In a few minutes Clara and I had built our portable corral, fed Mac and Smokey and were now on a tour of the park in Wally’s Side by Side ATV.
“I hope you can hit a golf ball,” he said on top of a mountain pulling out clubs and golf balls from the back of his cart.
After showing us a stunning log cabin, an old corral that was used to reintroduce buffalo in this area during the 80’s and his beloved RV Park, Wally gave us a bunch of food.
“You will need food to get to Whitehorse,” he said before snapping photos of the horses and us.
The following day we rested the horses and got to know Wally better! We learned that he lives in Oliver, British Columbia, only a few kilometers from Osoyoos. And that he comes to work the summer season here in the Yukon.
Before we left, Wally made us a map with contacts all the way to Teslin.
“Anything you need, just send me an email,” Wally said before we bid him farewell.
Two mornings after leaving Otter Falls, I was riding atop a section of the Alaska highway with a ditch on both sides and swampy terrain beyond. It was at that moment that three loud motorcycles startled us. Because of the strong head wind blowing that day, we never heard the roar of the engines until they were about to pass us. As the front wheel of the first motorcycle, traveling at about 100 kilometers per hour screamed by, my mustangs took flight.

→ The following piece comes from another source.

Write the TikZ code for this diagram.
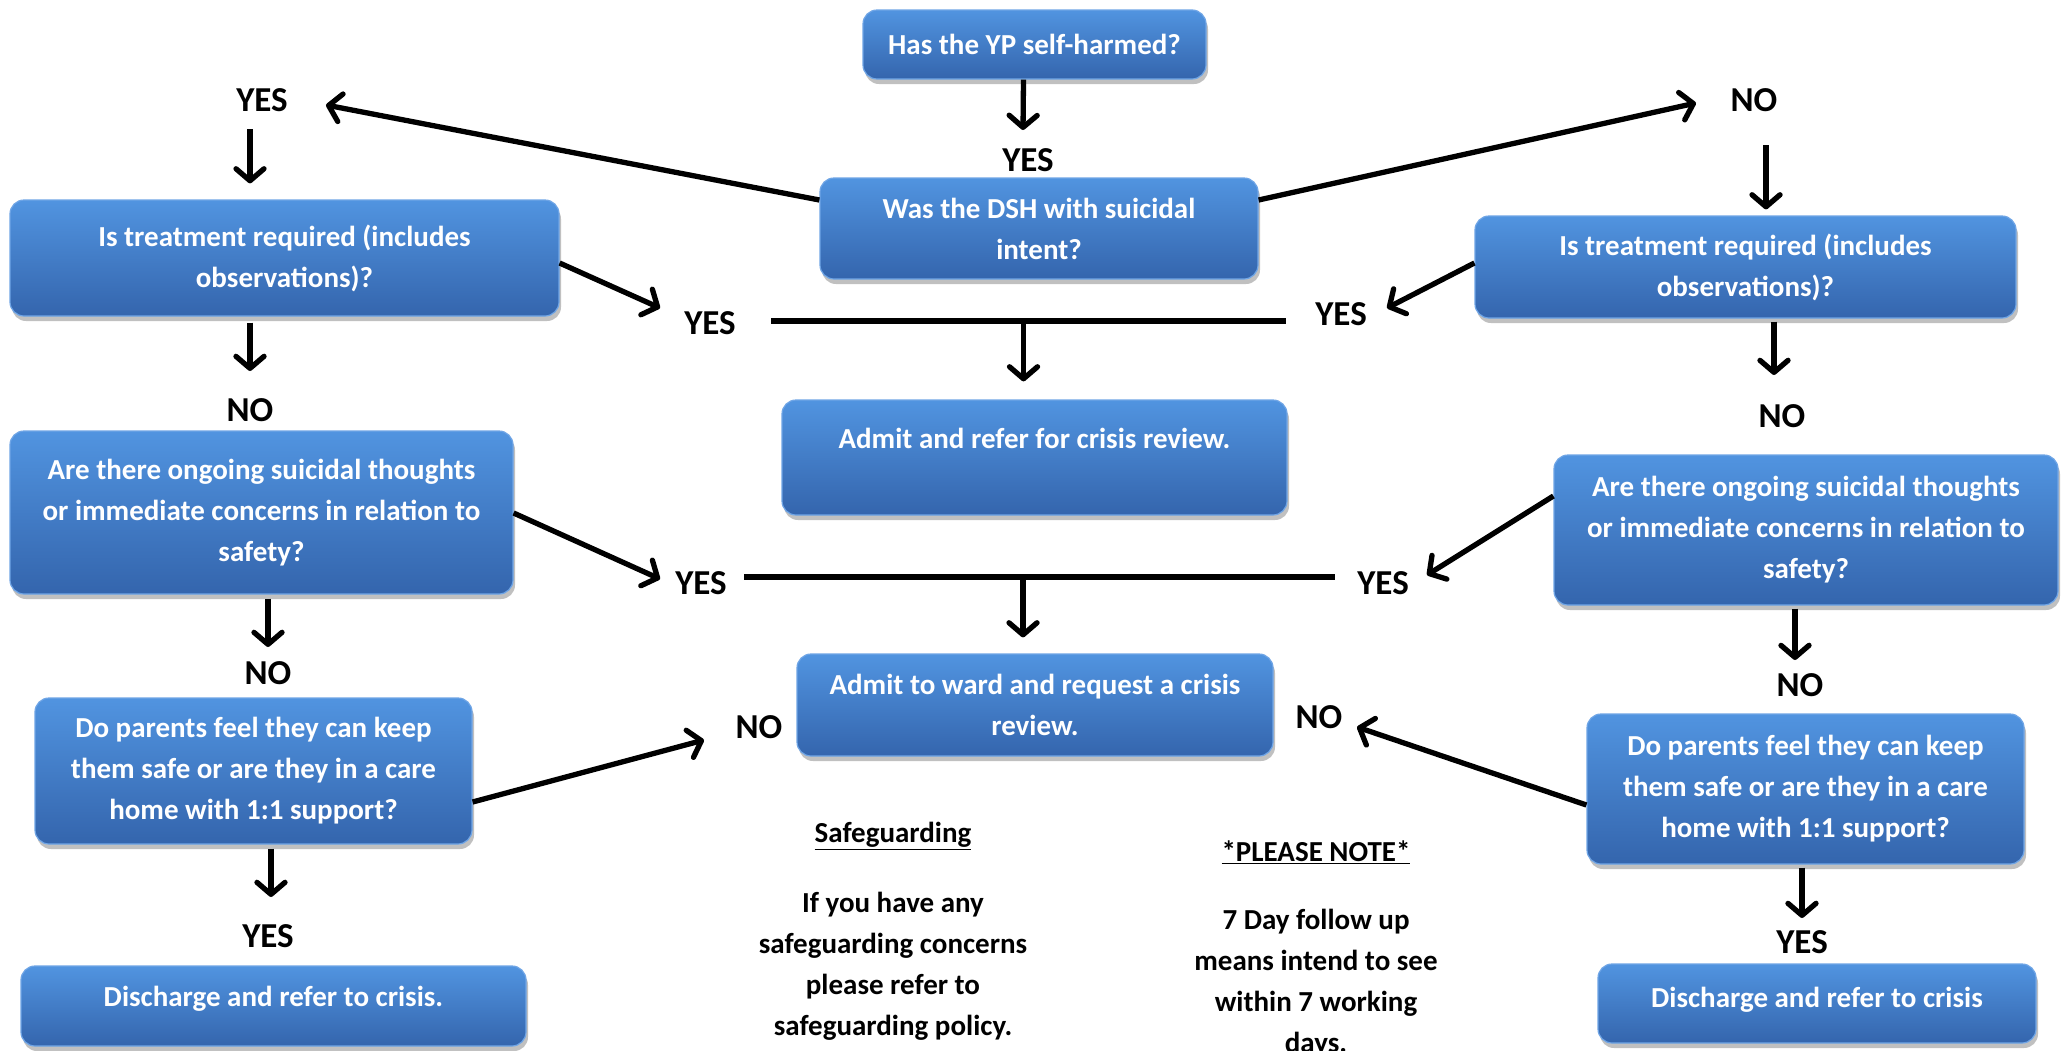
\documentclass[tikz,border=0pt]{standalone}
\usepackage{fontspec}
\setmainfont{Carlito}
\usetikzlibrary{arrows.meta,shadows,calc}
\definecolor{btop}{HTML}{5194E0}
\definecolor{bbot}{HTML}{3465AD}
\definecolor{bedge}{HTML}{6FA5E6}
\begin{document}
\begin{tikzpicture}[x=1pt,y=-1pt,
  box/.style={draw=bedge, line width=1.2pt, rounded corners=14pt,
    top color=btop, bottom color=bbot, text=white,
    font=\fontsize{29}{41}\selectfont\bfseries, align=center, inner sep=0pt,
    drop shadow={shadow xshift=2pt, shadow yshift=-5pt, opacity=0.35, fill=black!70}},
  lbl/.style={font=\fontsize{35}{42}\selectfont\bfseries, inner sep=2pt},
  note/.style={font=\fontsize{29}{41}\selectfont\bfseries, align=center, inner sep=0pt},
  arr/.style={line width=5.3pt, -{Straight Barb[length=12pt,width=28pt,round]}},
  ln/.style={line width=5.3pt}]
\useasboundingbox (0,0) rectangle (2062,1050);
\fill[white] (0,0) rectangle (2062,1050);

% boxes
\node[box, minimum width=343pt, minimum height=69pt] (top) at (1034.5,44.5) {Has the YP self-harmed?};
\node[box, minimum width=438pt, minimum height=101pt] (dsh) at (1039,228.5) {Was the DSH with suicidal\\intent?};
\node[box, minimum width=549pt, minimum height=116pt] (l1) at (284.5,258) {Is treatment required (includes\\observations)?};
\node[box, minimum width=503pt, minimum height=163pt] (l2) at (261.5,512.5) {Are there ongoing suicidal thoughts\\or immediate concerns in relation to\\safety?};
\node[box, minimum width=437pt, minimum height=146pt] (l3) at (253.5,771) {Do parents feel they can keep\\them safe or are they in a care\\home with 1:1 support?};
\node[box, minimum width=505pt, minimum height=80pt] (l4) at (273.5,1006) {Discharge and refer to crisis.\rule[-20pt]{0pt}{0pt}};
\node[box, minimum width=505pt, minimum height=115pt] (c3) at (1034.5,457.5) {Admit and refer for crisis review.\rule[-38pt]{0pt}{0pt}};
\node[box, minimum width=476pt, minimum height=102pt] (c4) at (1035,705) {Admit to ward and request a crisis\\review.};
\node[box, minimum width=541pt, minimum height=102pt] (r1) at (1745.5,267) {Is treatment required (includes\\observations)?};
\node[box, minimum width=504pt, minimum height=150pt] (r2) at (1806,530) {Are there ongoing suicidal thoughts\\or immediate concerns in relation to\\safety?};
\node[box, minimum width=437pt, minimum height=150pt] (r3) at (1805.5,789) {Do parents feel they can keep\\them safe or are they in a care\\home with 1:1 support?};
\node[box, minimum width=438pt, minimum height=79pt] (r4) at (1817,1003.5) {Discharge and refer to crisis\rule[-12pt]{0pt}{0pt}};

% labels
\node[lbl] (yes0) at (1028,160) {YES};
\node[lbl] (yesL) at (262,100) {YES};
\node[lbl] (noR) at (1754,100) {NO};
\node[lbl] (yesA) at (710,323) {YES};
\node[lbl] (yesB) at (1341,314) {YES};
\node[lbl] (noL1) at (250,410) {NO};
\node[lbl] (noR1) at (1782,416) {NO};
\node[lbl] (yesC) at (701,583) {YES};
\node[lbl] (yesD) at (1383,583) {YES};
\node[lbl] (noL2) at (268,673) {NO};
\node[lbl] (noR2) at (1800,685) {NO};
\node[lbl] (noC) at (759,727) {NO};
\node[lbl] (noD) at (1319,717) {NO};
\node[lbl] (yesL3) at (268,936) {YES};
\node[lbl] (yesR3) at (1802,942) {YES};

% notes
\node[note] (sgT) at (893,836) {\underline{Safeguarding}};
\node[note] (sgB) at (893,966) {If you have any\\safeguarding concerns\\please refer to\\safeguarding policy.};
\node[note] (pnT) at (1316,852) {\underline{*PLEASE NOTE*}};
\node[note] (pnB) at (1316,983) {7 Day follow up\\means intend to see\\within 7 working\\days.};

% vertical arrows
\draw[arr] ($(top.south)+(-11,0)$) -- ($(yes0)+(-5,-30)$);
\draw[arr] ($(yesL)+(-12,29)$) -- ($(l1.north)+(-34.5,-16)$);
\draw[arr] ($(l1.south)+(-34.5,6)$) -- ($(noL1)+(0,-39)$);
\draw[arr] ($(l2.south)+(6.5,4)$) -- ($(noL2)+(0,-26)$);
\draw[arr] ($(l3.south)+(17.5,4)$) -- ($(yesL3)+(3,-39)$);
\draw[arr] ($(noR)+(12,45)$) -- ($(r1.north)+(20.5,-6)$);
\draw[arr] ($(r1.south)+(28.5,3)$) -- ($(noR1)+(-8,-41)$);
\draw[arr] ($(r2.south)+(-11,3)$) -- ($(noR2)+(-5,-25)$);
\draw[arr] ($(r3.south)+(-3.5,3)$) -- ($(yesR3)+(0,-24)$);
\draw[arr] ($(c3.north)+(-11,-79)$) -- ($(c3.north)+(-11,-18)$);
\draw[arr] ($(c4.north)+(-12,-77)$) -- ($(c4.north)+(-12,-16)$);

% diagonal arrows
\draw[arr] ($(dsh.west)+(0,-28.5)$) -- ($(yesL)+(64,5)$);
\draw[arr] ($(dsh.east)+(0,-28.5)$) -- ($(noR)+(-58,3)$);
\draw[arr] ($(l1.east)+(0,5)$) -- ($(yesA)+(-50,-15)$);
\draw[arr] ($(r1.west)+(0,-4)$) -- ($(yesB)+(46,-6)$);
\draw[arr] ($(l2.east)+(0,0.5)$) -- ($(yesC)+(-41,-4)$);
\draw[arr] ($(r2.west)+(0,-34)$) -- ($(yesD)+(44,-8)$);
\draw[arr] ($(l3.east)+(0,31)$) -- ($(noC)+(-55,13)$);
\draw[arr] ($(r3.west)+(0,16)$) -- ($(noD)+(38,10)$);

% horizontal joining lines
\draw[ln] ($(yesA)+(61,-2)$) -- ($(yesB)+(-55,7)$);
\draw[ln] ($(yesC)+(43,-6)$) -- ($(yesD)+(-48,-6)$);
\end{tikzpicture}
\end{document}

Riding Smokey and with Mac galloping past me, his lead rope dragging on the ground, the other two motorcycles were closing fast.
“Wow, we must be going quick,” I remember thinking to myself as my cowboy hat flew off my head.
I fought to stop Smokey, pulling back on the reins hard, but he just kept running like we were on the final stretch of the Queen’s Plate. It took me one kilometer to finally stop my out of control mustangs. When I saw an opening on the side of the road, I turned Smokey towards it and eventually ran him into some small trees.
The irony of it all is that when the last bike finally overtook us, a small, tattered Brazilian flag swayed in the wind. When the horses were tied up and my hands finally stopped shaking, Clara and I laughed at the thought: in Canada’s north some crazy Brazilians on motorcycles nearly killed us.